The question I most dread… ‘So, what do you do for a living?’

My name is A and I’m an aid worker.

Apologies for the dramatic entrance, but similar to making that brave decision to admit your alcoholism to a room full of strangers, telling others outside of my working context that I work as a humanitarian aid worker is not something that I feel comfortable doing.

I’ve been working in humanitarian organisations for over four years now, slightly longer if you count the obligatory ‘internship’ roles photocopying executive meeting minutes and living in a toad infested basement flat in London living off baked beans. That was my start in aid work; a job that was as close to working ‘in the field’ as making sure the self-service tills don’t go on the wonk in Tesco. It lasted for three months with an international NGO based in London. And it was paid. The zenith of fledgling aid-worker foot-in-the-doors. Except it wasn’t paid that much, and being a Northern lass, I had to move to London, live in the aforementioned toad hole, walk the four miles to work at least twice a week to save on bus fare, and cut my food budget to £10 per week just to cut it.

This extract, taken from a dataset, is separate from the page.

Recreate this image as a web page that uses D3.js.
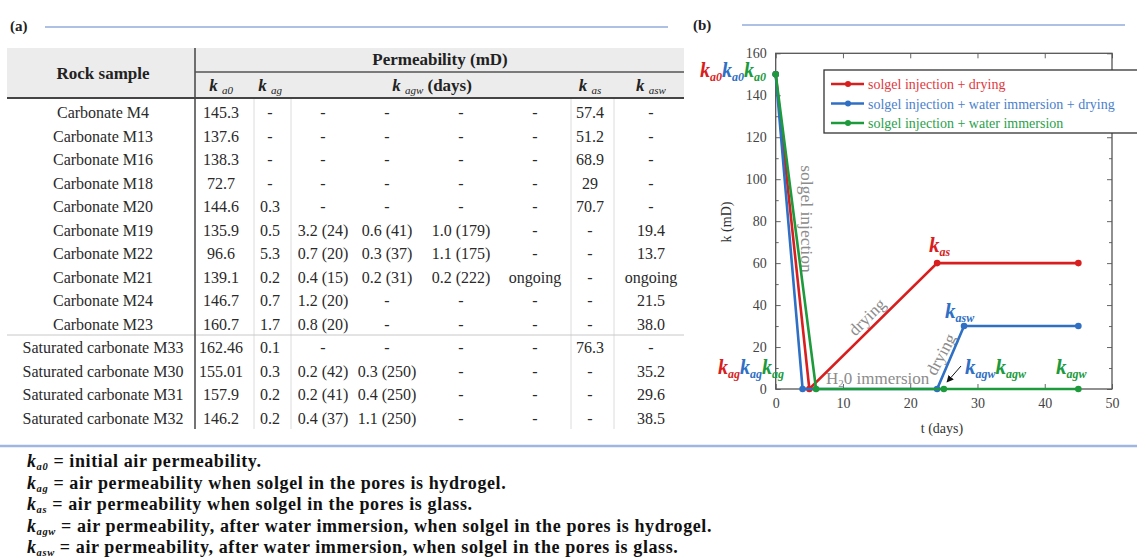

Mercifully, the fate-wielding denizens of the aid world rewarded me for my three months of penitence with a 6 month contract at a small NGO, with a survivable salary. Perhaps the unpaid internship is a kind of litmus test; I truly believe that if you can survive in London on next to no money, you will have the resourcefulness to at least make a damn good attempt at working in remote and hostile environments. I won’t bore you with the rest, save to say I am now well and truly in the mystical ‘field’ that downy lipped male and female students of International Law, Conflict Studies and Disaster Management degrees see tantalisingly ahead of them.

So why so shy about the job? It’s not the telling per say, it’s the reaction. Once, I went shopping with my mum on a break between deployments. I disappeared into the changing room only to come out to find the shop assistant looking at me like a unicorn in a Cath Kidson skirt. ‘Your mum has just told me what you’re doing…’ [cue furious glance at mother] ‘…and I just think you’re so wonderful to do that.’

Unicorn Man

Aid workers are not unicorns… some of them don’t even have magic powers

Whilst of course it is lovely to hear that people are appreciative of what you do, it feels a little disingenuous to allow myself to buy into any kind of ‘saviour complex’ when aid work is paid and very much professionalised. Of course not all reactions are so embarrassingly amenable. Once in a nightclub a guy I was convinced I was going home with reacted with, ‘Ugh, you’re not one of those people that fundraise for orphanages are you? It’s like you just get other people to pay for your holidays to exotic places.’ Taxi. For one.

The reason I flinch before telling people what I do is that everyone has an opinion on it. There’s none of the glassy-eyed incomprehension evoked by saying you’re a ‘process and systems analyst’ followed by a swift move onto number of siblings. By its nature, aid work is in the headlines that people read every day; from earthquakes in Nepal, to conflict in Yemen, to the largest number of refugees in Europe since the Second World War. Based on their reading that day people can see you as anything from a do-gooder, a missionary, an accessory to war mongering or a diverter of funds from those in your home country that also need support. The truth is aid workers are just normal people trying to negotiate a sector with a lot of strange quirks, frustrating oddities and unique complexities hoping they can help a few people that need it along the way, and a bit like Major Tom in his spaceship looking down at planet Earth, I often struggle to figure it out. This blog is my observations of it and attempts to explain it, in my own words, as a normal person navigating a not so normal world.